Hedge funds might have an image problem. At least, that’s what some managers seem to think.
Pershing Square, Och-Ziff, and Baupost Group have all dropped the term “hedge fund” from their public filings and investor notes — or buried it deeply in annual reports, The Wall Street Journal’s Rob Copeland noted.
Now, AQR Capital Management defines its services as “a spectrum of alternative investments.” Co-founder David Kabiller knows that “labels can create a lot of emotions” and told the Journal his own mum doesn’t even like the term.
Other firms are being more upfront about their semantic switch.

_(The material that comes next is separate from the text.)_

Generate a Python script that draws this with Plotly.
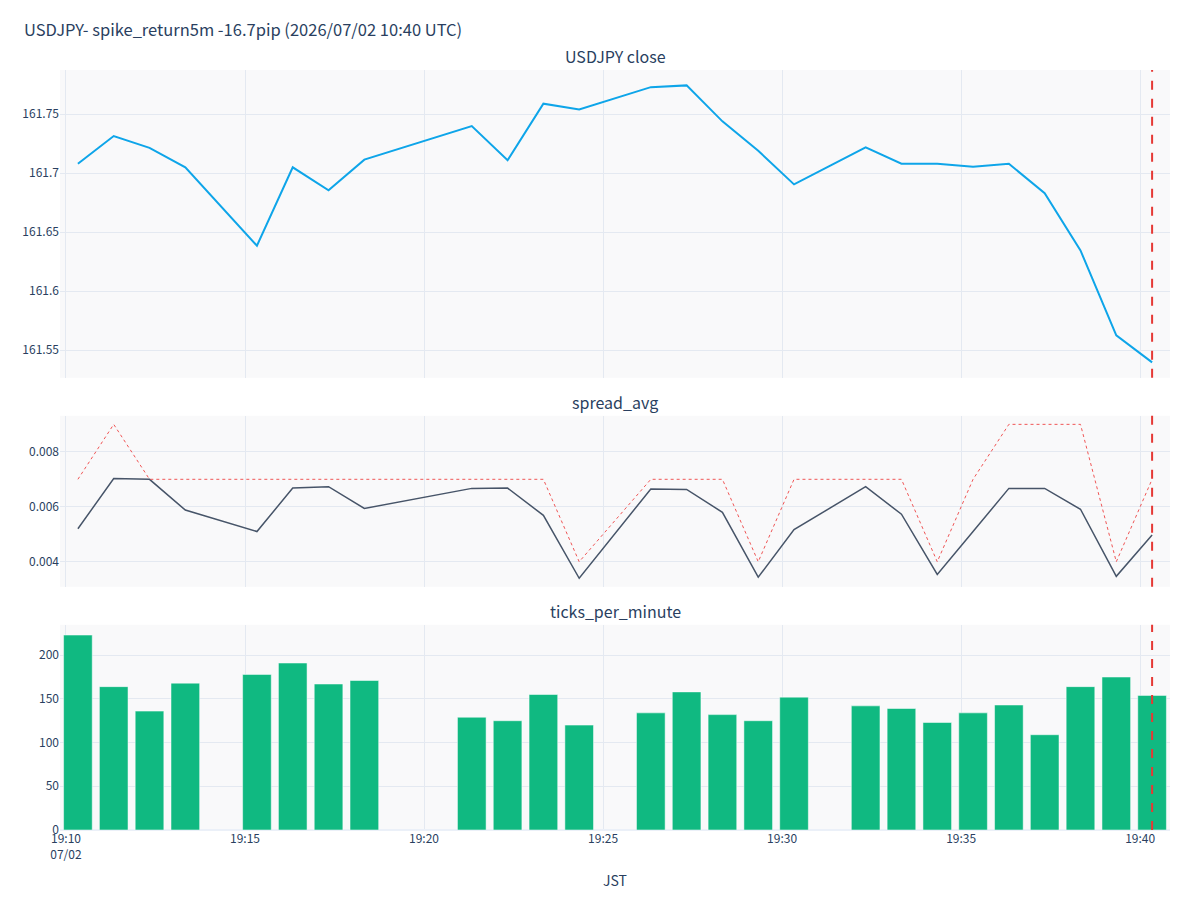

“We actually don’t see ourselves as a hedge fund,” wrote Baupost founder Seth Klarman in a note to investors. He now refers to the business as a “series of investment partnerships.”

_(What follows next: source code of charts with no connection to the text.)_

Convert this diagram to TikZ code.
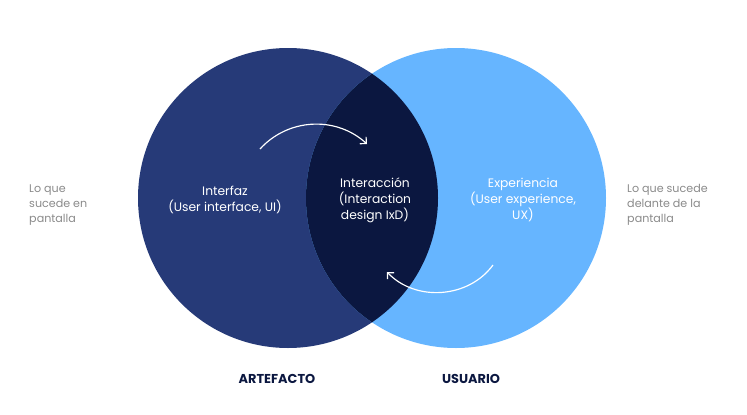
\documentclass[tikz,border=0pt]{standalone}
\usepackage{fontspec}
\setmainfont{Poppins}
\usetikzlibrary{arrows.meta}
\definecolor{artblue}{HTML}{263A78}
\definecolor{usrblue}{HTML}{66B5FF}
\definecolor{ixdblue}{HTML}{0B1740}
\definecolor{sidegray}{HTML}{8A8A8A}
\begin{document}
\begin{tikzpicture}[x=0.03cm, y=-0.03cm, inner sep=0pt,
  inlabel/.style={text=white, align=center, font=\fontsize{10.5}{13.5}\selectfont},
  sidelabel/.style={text=sidegray, align=left, anchor=west, font=\fontsize{9.5}{13}\selectfont},
  setlabel/.style={text=ixdblue, font=\bfseries\fontsize{11}{12}\selectfont},
  flow/.style={white, line width=1pt, -{Straight Barb[length=4pt,width=8pt]}}]
\useasboundingbox (0,0) rectangle (747,414);

\fill[artblue] (288,198) circle [radius=150];
\fill[usrblue] (456,198) circle [radius=150];
\begin{scope}
  \clip (288,198) circle [radius=150];
  \fill[ixdblue] (456,198) circle [radius=150];
\end{scope}

\node [inlabel] (ui) at (225,200) {Interfaz\\(User interface, UI)};
\node [inlabel] (ixd) at (375,200) {Interacción\\(Interaction\\design IxD)};
\node [inlabel] (ux) at (523,200) {Experiencia\\(User experience,\\UX)};
\node [sidelabel] (left) at (29,205) {Lo que\\sucede en\\pantalla};
\node [sidelabel] (right) at (627,205) {Lo que sucede\\delante de la\\pantalla};
\node [setlabel] (art) at (277,379) {ARTEFACTO};
\node [setlabel] (usr) at (471,379) {USUARIO};

\coordinate (a1) at (260,149);
\coordinate (a2) at (367,144);
\coordinate (b1) at (493,265);
\coordinate (b2) at (387,272);
\draw [flow] (a1) to[bend left=45] (a2);
\draw [flow] (b1) to[bend left=50] (b2);
\end{tikzpicture}
\end{document}
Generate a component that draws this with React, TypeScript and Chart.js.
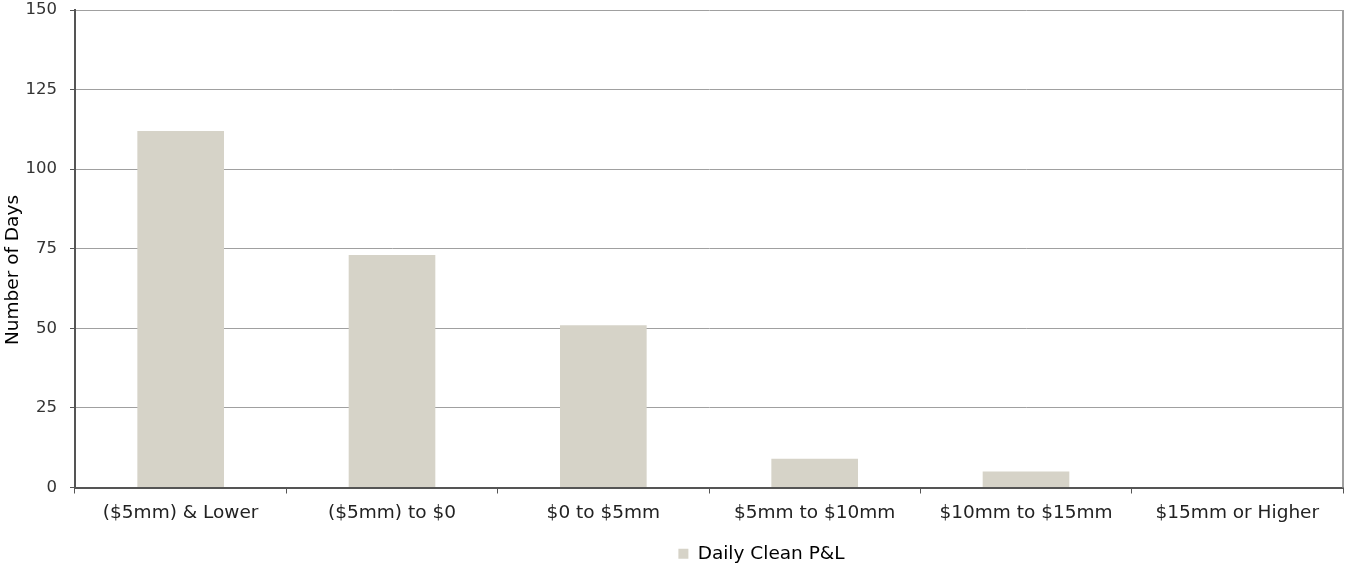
import React, { useEffect, useRef } from "react";
import { Chart, registerables } from "chart.js";

Chart.register(...registerables);

const categories = [
  "($5mm) & Lower",
  "($5mm) to $0",
  "$0 to $5mm",
  "$5mm to $10mm",
  "$10mm to $15mm",
  "$15mm or Higher",
];
const seriesName = "Daily Clean P&L";
const dailyCleanPL = [112, 73, 51, 9, 5, 0];
const yTicks = [0, 25, 50, 75, 100, 125, 150];
const yTitle = "Number of Days";

const FONT = "'DejaVu Sans', Verdana, sans-serif";
const BAR_COLOR = "#d6d3c8";
const CANVAS_H = 573;

const decorations = {
  id: "decorations",
  afterLayout(chart: any) {
    const lg = chart.legend;
    if (lg) {
      lg.left += 90;
      lg.right += 90;
    }
  },
  afterDraw(chart: any) {
    const { ctx, chartArea } = chart;
    ctx.save();
    ctx.strokeStyle = "#a0a0a0";
    ctx.lineWidth = 2;
    ctx.beginPath();
    ctx.moveTo(chartArea.right, chartArea.top);
    ctx.lineTo(chartArea.right, chartArea.bottom);
    ctx.stroke();
    ctx.translate(13, 270);
    ctx.rotate(-Math.PI / 2);
    ctx.font = `18.5px ${FONT}`;
    ctx.fillStyle = "#000";
    ctx.textAlign = "center";
    ctx.textBaseline = "middle";
    ctx.fillText(yTitle, 0, 0);
    ctx.restore();
  },
};

export default function App() {
  const ref = useRef<HTMLCanvasElement | null>(null);
  useEffect(() => {
    document.body.style.margin = "0";
    document.body.style.overflow = "hidden";
    if (!ref.current) return;
    const chart = new Chart(ref.current, {
      type: "bar",
      data: {
        labels: categories,
        datasets: [
          {
            label: seriesName,
            data: dailyCleanPL,
            backgroundColor: BAR_COLOR,
            borderWidth: 0,
            categoryPercentage: 1,
            barPercentage: 0.41,
          },
        ],
      },
      options: {
        animation: false,
        responsive: false,
        maintainAspectRatio: false,
        layout: { padding: { top: 10, right: 3, left: 0, bottom: 0 } },
        plugins: {
          tooltip: { enabled: false },
          legend: {
            position: "bottom",
            labels: {
              font: { family: FONT, size: 18.5 },
              color: "#000",
              boxWidth: 10,
              boxHeight: 10,
              padding: 1,
            },
          },
        },
        scales: {
          x: {
            afterFit(scale: any) {
              scale.height = 56;
              scale.paddingLeft = 0;
              scale.paddingRight = 0;
            },
            grid: {
              display: true,
              drawOnChartArea: false,
              offset: true,
              tickLength: 6,
              tickColor: "#555",
            },
            border: { color: "#555", width: 2 },
            ticks: {
              font: { family: FONT, size: 18.5 },
              color: "#222",
              padding: 9,
              maxRotation: 0,
            },
          },
          y: {
            min: 0,
            max: 150,
            afterBuildTicks(scale: any) {
              scale.ticks = yTicks.map((v) => ({ value: v }));
            },
            afterFit(scale: any) {
              scale.width = 75;
              scale.paddingTop = 0;
              scale.paddingBottom = 0;
            },
            grid: {
              color: "#a0a0a0",
              tickColor: "#555",
              tickLength: 5,
              lineWidth: 1,
            },
            border: { color: "#555", width: 2 },
            ticks: {
              font: { family: FONT, size: 16.5 },
              color: "#333",
              padding: 13,
            },
          },
        },
      },
      plugins: [decorations],
    });
    return () => chart.destroy();
  }, []);
  return (
    <div style={{ position: "absolute", left: 0, top: 0, width: 1346, height: 565, overflow: "hidden" }}>
      <canvas ref={ref} width={1346} height={CANVAS_H} style={{ width: 1346, height: CANVAS_H }} />
    </div>
  );
}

The other reason funds might be making the change is to market themselves like more traditional funds — or to avoid being compared with other hedge funds.

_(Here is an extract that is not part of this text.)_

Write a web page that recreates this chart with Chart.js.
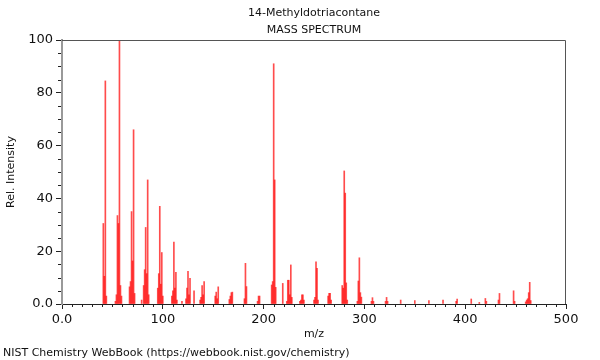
<!DOCTYPE html>
<html>
<head>
<meta charset="utf-8">
<script src="https://cdn.jsdelivr.net/npm/chart.js@4.4.0/dist/chart.umd.min.js"></script>
<style>
  body { margin: 0; background: #fff; }
  canvas { display: block; }
</style>
</head>
<body>
<canvas id="chart1" width="600" height="360"></canvas>
<script>
// peaks (m/z and relative intensity)
var mz = [
  41, 42, 43, 44,
  53, 54, 55, 56, 57, 58, 59,
  67, 68, 69, 70, 71, 72,
  79, 81, 82, 83, 84, 85, 86,
  95, 96, 97, 98, 99, 100,
  109, 110, 111, 112, 113, 114,
  119, 123, 124, 125, 126, 127, 131,
  137, 138, 139, 140, 141,
  152, 153, 154, 155,
  166, 167, 168, 169,
  181, 182, 183,
  194, 195, 196,
  208, 209, 210, 211, 212,
  219, 223, 224, 225, 226, 227, 228,
  236, 237, 238, 239, 240,
  250, 251, 252, 253, 254,
  264, 265, 266, 267,
  278, 279, 280, 281, 282, 283,
  293, 294, 295, 296, 297,
  307, 308, 309,
  321, 322, 323,
  336, 350, 364, 378, 391, 392, 406, 414,
  420, 421, 433, 434, 448, 449,
  460, 461, 462, 463, 464, 465
];
var intensity = [
  30.5, 10.5, 84.5, 3,
  1, 3.5, 33.5, 30.5, 100, 7, 3,
  6.5, 8.5, 35, 16.3, 66, 4,
  1.5, 7, 13, 29, 11.5, 47, 3.5,
  6, 11.5, 37, 7.5, 19.5, 3,
  3, 5, 23.5, 6, 12, 1.5,
  1, 2, 6, 12.4, 3.5, 9.7, 5,
  1.5, 2.5, 7, 3.5, 8.5,
  3, 4.5, 2, 6.5,
  1.7, 3, 4.3, 4.5,
  2, 15.4, 6.6,
  1, 3, 3,
  7.2, 8.5, 91, 47, 6.3,
  7.8, 1, 9, 9, 3.5, 14.8, 2.5,
  1, 1.5, 3.5, 3.5, 1.5,
  1.5, 2.5, 16, 13.5, 1.5,
  3, 4, 4, 1.5,
  7, 6, 50.4, 42, 8, 1.5,
  1, 8.7, 17.5, 4.3, 2.6,
  1, 2.4, 1,
  1, 2.5, 1,
  1.5, 1.3, 1.3, 1.5, 1, 1.9, 1.9, 0.6,
  2.1, 1, 1.5, 4, 5, 1,
  0.8, 1.5, 2, 4.3, 8.2, 1.3
];

var xTicks = [0, 100, 200, 300, 400, 500];
var yTicks = [0, 20, 40, 60, 80, 100];

var titleLines = ["14-Methyldotriacontane", "MASS SPECTRUM"];
var xTitle = "m/z";
var yTitle = "Rel. Intensity";
var footer = "NIST Chemistry WebBook (https://webbook.nist.gov/chemistry)";

var points = mz.map(function (m, i) {
  return { x: m, y: intensity[i] };
});

function tickLabel(v) {
  return v === 0 ? "0.0" : String(v);
}

var fontName = '"DejaVu Sans", sans-serif';

// frame, minor ticks and the texts
var decor = {
  id: "decor",
  afterDraw: function (chart) {
    var ctx = chart.ctx;
    var a = chart.chartArea;
    var xs = chart.scales.x;
    var ys = chart.scales.y;
    ctx.save();

    ctx.strokeStyle = "#555";
    ctx.lineWidth = 1;
    ctx.beginPath();
    ctx.moveTo(a.left, a.top + 0.5);
    ctx.lineTo(a.right - 0.5, a.top + 0.5);
    ctx.lineTo(a.right - 0.5, a.bottom);
    ctx.stroke();

    ctx.strokeStyle = "#222";
    ctx.beginPath();
    for (var v = 10; v < 500; v += 10) {
      if (v % 100 === 0) continue;
      var px = Math.round(xs.getPixelForValue(v)) + 0.5;
      ctx.moveTo(px, a.bottom);
      ctx.lineTo(px, a.bottom + 3);
    }
    for (var w = 5; w < 100; w += 5) {
      if (w % 20 === 0) continue;
      var py = Math.round(ys.getPixelForValue(w)) + 0.5;
      ctx.moveTo(a.left - 1, py);
      ctx.lineTo(a.left - 4, py);
    }
    ctx.stroke();

    var cx = (a.left + a.right) / 2;
    ctx.fillStyle = "#111";
    ctx.font = "11px " + fontName;
    ctx.textAlign = "center";
    ctx.textBaseline = "middle";
    ctx.fillText(titleLines[0], cx, 13);
    ctx.fillText(titleLines[1], cx, 30);
    ctx.fillText(xTitle, cx, 334);

    ctx.save();
    ctx.translate(11, (a.top + a.bottom) / 2);
    ctx.rotate(-Math.PI / 2);
    ctx.fillText(yTitle, 0, 0);
    ctx.restore();

    ctx.textAlign = "left";
    ctx.fillText(footer, 3, 353);
    ctx.restore();
  }
};

var ctx = document.getElementById("chart1").getContext("2d");
var myChart = new Chart(ctx, {
  type: "bar",
  data: {
    datasets: [
      {
        data: points,
        backgroundColor: "rgba(255, 0, 0, 0.7)",
        borderWidth: 0,
        barThickness: 1,
        grouped: false
      }
    ]
  },
  options: {
    responsive: false,
    animation: false,
    layout: { padding: { top: 40, right: 34, left: 0, bottom: 0 } },
    plugins: {
      legend: { display: false },
      tooltip: { enabled: false },
      title: { display: false }
    },
    scales: {
      x: {
        type: "linear",
        min: 0,
        max: 500,
        offset: false,
        afterFit: function (scale) { scale.height = 56; },
        afterBuildTicks: function (scale) {
          scale.ticks = xTicks.map(function (v) { return { value: v }; });
        },
        grid: {
          offset: false,
          drawOnChartArea: false,
          drawTicks: true,
          tickLength: 5,
          tickColor: "#222"
        },
        border: { color: "#222", width: 1 },
        ticks: {
          autoSkip: false,
          maxRotation: 0,
          padding: 3,
          color: "#111",
          font: { family: fontName, size: 13 },
          callback: tickLabel
        }
      },
      y: {
        min: 0,
        max: 100,
        afterFit: function (scale) { scale.width = 62; },
        afterBuildTicks: function (scale) {
          scale.ticks = yTicks.map(function (v) { return { value: v }; });
        },
        grid: {
          drawOnChartArea: false,
          drawTicks: true,
          tickLength: 6,
          tickColor: "#222"
        },
        border: { color: "#999", width: 2 },
        ticks: {
          padding: 3,
          color: "#111",
          font: { family: fontName, size: 13 },
          callback: tickLabel
        }
      }
    }
  },
  plugins: [decor]
});
</script>
</body>
</html>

It’s easy for managers to play with the wording because hedge funds don’t fall under a one agreed-upon regulatory definition.
For the record, here’s the SEC’s definition:
Like mutual funds, hedge funds pool investors’ money and invest the money in an effort to make a positive return. Hedge funds typically have more flexible investment strategies than mutual funds. Many hedge funds seek to profit in all kinds of markets by using leverage (in other words, borrowing to increase investment exposure as well as risk), short-selling and other speculative investment practices that are not often used by mutual funds.
According to the Journal, only 1,176 of 8,000 hedge funds actually refer to themselves as such on their websites.